RV Bathroom Features To Look For

Following are some tips to keep in mind when you’re shopping for your next RV.  These are especially important if you’re going to be on the road for an extended period of time or planning on becoming a full timer. 

These tips will keep you not only clean, but happy with your RV bathroom:

  1. The shower stall needs to be 36 inches wide to give you room to turn around comfortably.
  2. The shower head needs to be mounted high enough so the spray is at least hitting you in the face, but not too high that it sprays over the shower door/curtain.  If it’s too low, you’ll have to duck down just to get your head under the water.
  3. A shower door is much better than a shower curtain.  You’ll always end up with water on the floor with a shower curtain.  And since RVs have small showers anyway, you’re pretty much guaranteed to make a mess of the room if you have a shower curtain.
  4. A 10-gallon water heater  will allow you to run the water continually. A 6-gallon will require you to wet down, shut the water off off, soap up, then turn the water back on to rinse off.  Believe me, if you’re living in your RV, the 10-gallon water heater is the way to go!
  5. If you live in the Great White North, moving your RV trailer in the winter when the temperatures are below freezing isn’t a good idea.  Cold plastic showers become brittle at those temperatures, and they will most likely crack.  I found out the hard way and had to replace the shower walls on my 37-foot fifth wheel trailer.

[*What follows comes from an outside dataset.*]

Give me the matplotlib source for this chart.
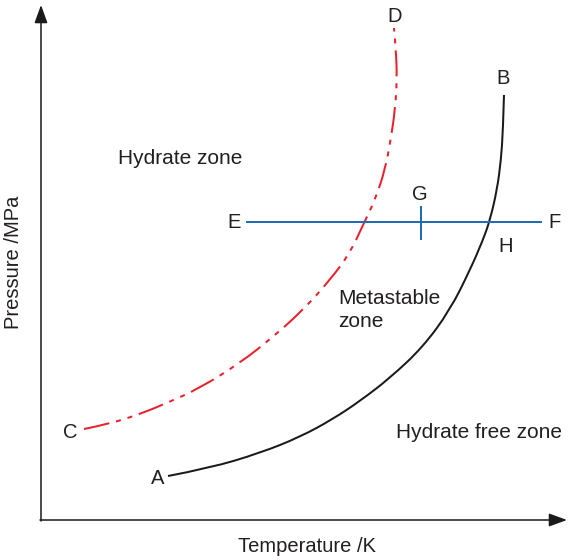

When you’re shopping for an RV, don’t be bashful.  Go ahead and step into the shower and check it for fit and placement of the fixtures.  Also notice how solid the floor is.  If the plastic pan flexes, you may end up with a cracked pan down the road. 

Having your bathroom out of commission because of poor design that didn’t hold up would really ruin the RVing experience.  Take the time to make sure what you’re buying is well-built and functional.  You won’t be sorry.